Closely Monitor Your Credit Accounts
According to Javelin Strategy and Research, 11.6 million Americans were victims of identity theft in 2012. Because of this, you should closely monitor your credit accounts to make sure it doesn’t happen to you. Going paperless and setting up automatic payments with your credit accounts is fine, but you should still monitor them for unusual behavior. There are several types of identity theft — tax related identity theft, child identity theft, medical identity theft, and financial identity theft. So, monitor all of your accounts, not just the ones that give you credit.

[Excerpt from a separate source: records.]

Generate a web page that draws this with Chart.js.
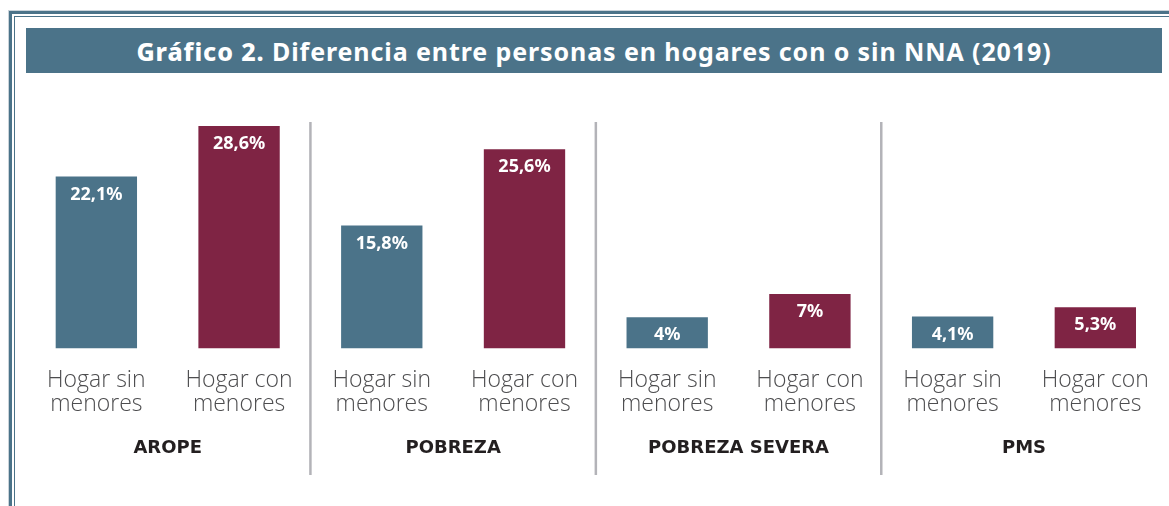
<!DOCTYPE html>
<html>
<head>
<meta charset="utf-8">
<script src="https://cdn.jsdelivr.net/npm/chart.js@4"></script>
<style>
  html, body { margin: 0; padding: 0; background: #fff; overflow: hidden; }
  body { width: 1169px; height: 506px; position: relative; }
  .frame-outer {
    position: absolute; left: 8px; top: 10px; width: 1300px; height: 600px;
    border-left: 1px solid #c9d3da; border-top: 1px solid #c9d3da;
  }
  .frame-thick {
    position: absolute; left: 0; top: 0; right: 0; bottom: 0;
    border-left: 3px solid #4b7389; border-top: 3px solid #4b7389;
  }
  .frame-thin {
    position: absolute; left: 5px; top: 5px; right: 0; bottom: 0;
    border-left: 1px solid #4b7389; border-top: 1px solid #4b7389;
  }
  .banner {
    position: absolute; left: 26px; top: 28px; width: 1136px; height: 45px;
    background: #4b7389; color: #fff;
    font-family: "Noto Sans", sans-serif; font-weight: 700; font-size: 25px;
    letter-spacing: 0.9px;
    display: flex; align-items: center; justify-content: center;
  }
  .banner b { font-weight: 800; }
  #chart { position: absolute; left: 0; top: 0; }
</style>
</head>
<body>
<div class="frame-outer"><div class="frame-thick"></div><div class="frame-thin"></div></div>
<div class="banner"><span><b>Gráfico 2.</b> Diferencia entre personas en hogares con o sin NNA (2019)</span></div>
<canvas id="chart" width="1169" height="506"></canvas>
<script>
// categories (two-line labels) and their groups
const categories = [
  ['Hogar sin', 'menores'], ['Hogar con', 'menores'],
  ['Hogar sin', 'menores'], ['Hogar con', 'menores'],
  ['Hogar sin', 'menores'], ['Hogar con', 'menores'],
  ['Hogar sin', 'menores'], ['Hogar con', 'menores']
];
const groups = ['AROPE', 'POBREZA', 'POBREZA SEVERA', 'PMS'];
const values = [22.1, 28.6, 15.8, 25.6, 4, 7, 4.1, 5.3];
const valueLabels = ['22,1%', '28,6%', '15,8%', '25,6%', '4%', '7%', '4,1%', '5,3%'];

const teal = '#4b7389';
const maroon = '#7f2444';
const barColors = values.map((v, i) => i % 2 === 0 ? teal : maroon);

// value labels inside the top of each bar
const valueLabelPlugin = {
  id: 'valueLabels',
  afterDatasetsDraw(chart) {
    const ctx = chart.ctx;
    const meta = chart.getDatasetMeta(0);
    ctx.save();
    ctx.fillStyle = '#fff';
    ctx.font = '700 18px "Noto Sans", sans-serif';
    ctx.textAlign = 'center';
    ctx.textBaseline = 'middle';
    meta.data.forEach((bar, i) => {
      ctx.fillText(valueLabels[i], bar.x, bar.y + 18);
    });
    ctx.restore();
  }
};

// separators between groups and group names
const groupPlugin = {
  id: 'groups',
  afterDraw(chart) {
    const ctx = chart.ctx;
    const x = chart.scales.x;
    ctx.save();
    ctx.strokeStyle = '#b3b3b8';
    ctx.lineWidth = 2.5;
    for (let g = 1; g < groups.length; g++) {
      const sx = (x.getPixelForValue(g * 2 - 1) + x.getPixelForValue(g * 2)) / 2;
      ctx.beginPath();
      ctx.moveTo(sx, 122);
      ctx.lineTo(sx, 475);
      ctx.stroke();
    }
    ctx.fillStyle = '#231f20';
    ctx.font = '700 18px "DejaVu Sans", sans-serif';
    ctx.textAlign = 'center';
    ctx.textBaseline = 'middle';
    groups.forEach((name, g) => {
      const cx = (x.getPixelForValue(g * 2) + x.getPixelForValue(g * 2 + 1)) / 2;
      ctx.fillText(name, cx, 448);
    });
    ctx.restore();
  }
};

new Chart(document.getElementById('chart'), {
  type: 'bar',
  data: {
    labels: categories,
    datasets: [{
      data: values,
      backgroundColor: barColors,
      barPercentage: 0.57,
      categoryPercentage: 1
    }]
  },
  options: {
    responsive: false,
    animation: false,
    layout: { padding: { left: 25, right: 2, top: 115, bottom: 0 } },
    plugins: { legend: { display: false }, tooltip: { enabled: false } },
    scales: {
      x: {
        grid: { display: false, drawTicks: false },
        border: { display: false },
        ticks: {
          color: '#4d4d4f',
          font: { family: '"Open Sans", sans-serif', size: 23, weight: 300, lineHeight: 1.05 },
          padding: 20,
          maxRotation: 0,
          autoSkip: false
        },
        afterFit(axis) { axis.height = 157.5; }
      },
      y: { display: false, min: 0, max: 30 }
    }
  },
  plugins: [valueLabelPlugin, groupPlugin]
});
</script>
</body>
</html>
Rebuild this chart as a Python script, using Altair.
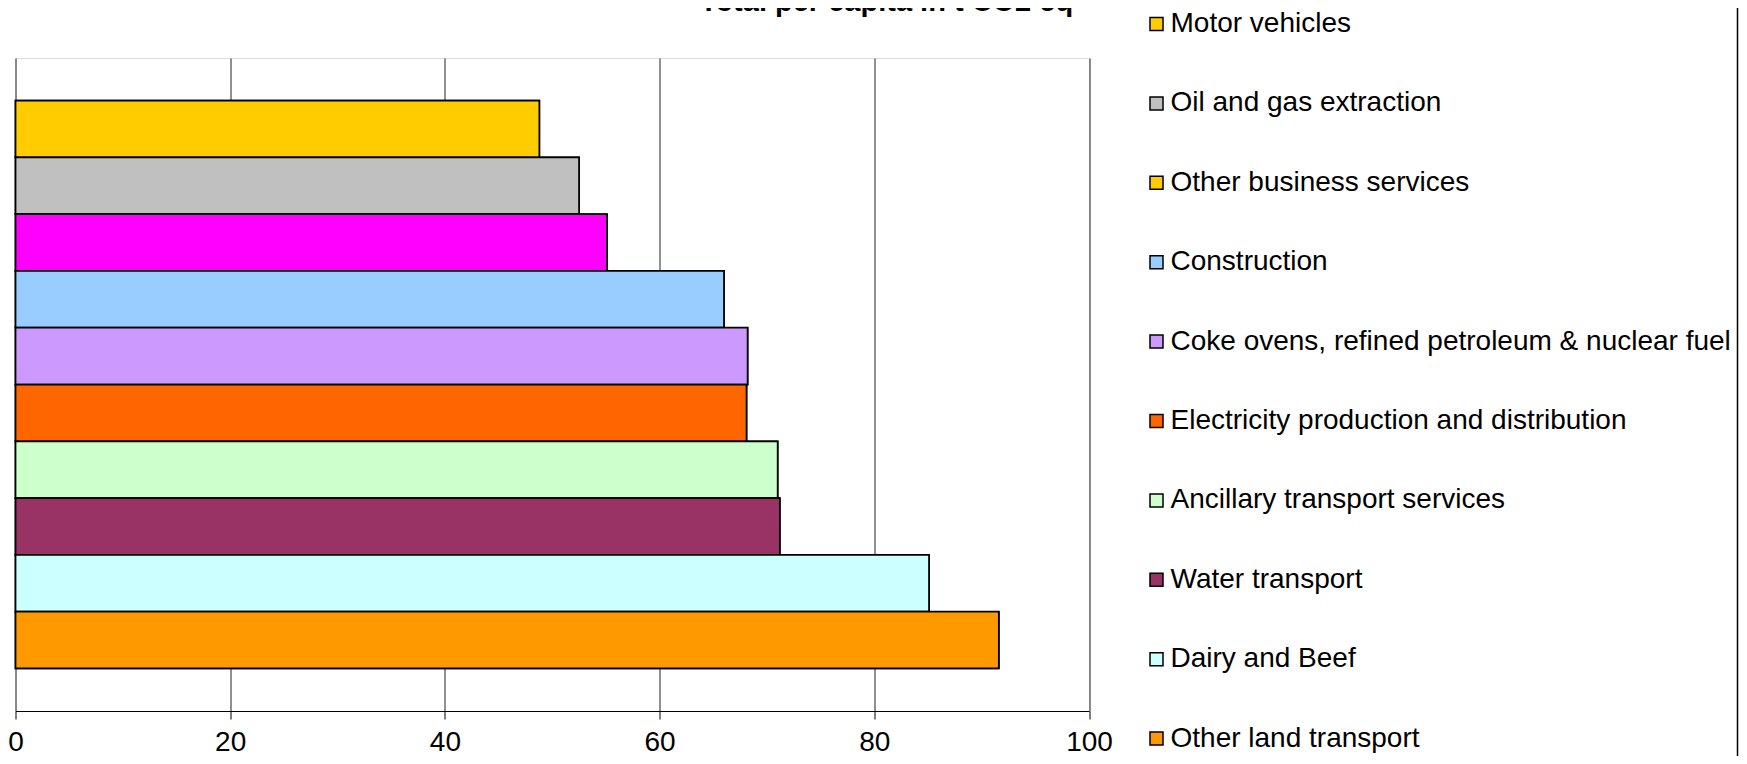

Use Secure Passwords and Virus/Firewall Protection Software
The Internet is a common place for people to try and steal your identity. They prey on people who are too trusting and not careful with their personal information. Avoid becoming a victim by never buying anything from a website that doesn't have a BBB seal on the bottom or a trusted site symbol. Also, only use secure passwords when creating merchant accounts online. Additionally, protect your computer with a good virus protection software that has firewall and spy-ware built in.
Shred Everything that Has Your Personal Information on It
If you don’t own a shredder, it’s something you should invest in. You should shred everything that has your personal information on it so that it doesn't get in the wrong hands. This includes preapproved credit card offers, bills, and anything with your name on it. Tearing these things in half isn't enough; you should get a shredder with a cross cut to make everything unrecognizable. Old credit cards should also be shredded to protect you from identity theft.
Get a Credit Report Once a Year
Another thing you should do to protect yourself from identity theft is to check your credit report once a year. You are allowed to do this without penalty to your credit, so there's no reason not to do it. When you get your report, look for identity theft threats and take care of them before things get out of control. Identity theft is one of the fastest growing crimes in the world, so checking your credit is important.
Even if you take all of these precautions, there’s still the risk of identity theft. If you suspect your identity has been stolen, report it to the Consumer Response Center at the Federal Trade Commission. Also, notify all of your credit card companies and accounts to put a hold on them. Additionally, you may need to contact the Social Security Administration and each of the credit bureaus. The sooner you act, the better. Of course, the best thing you can do is take preventative measures in the first place.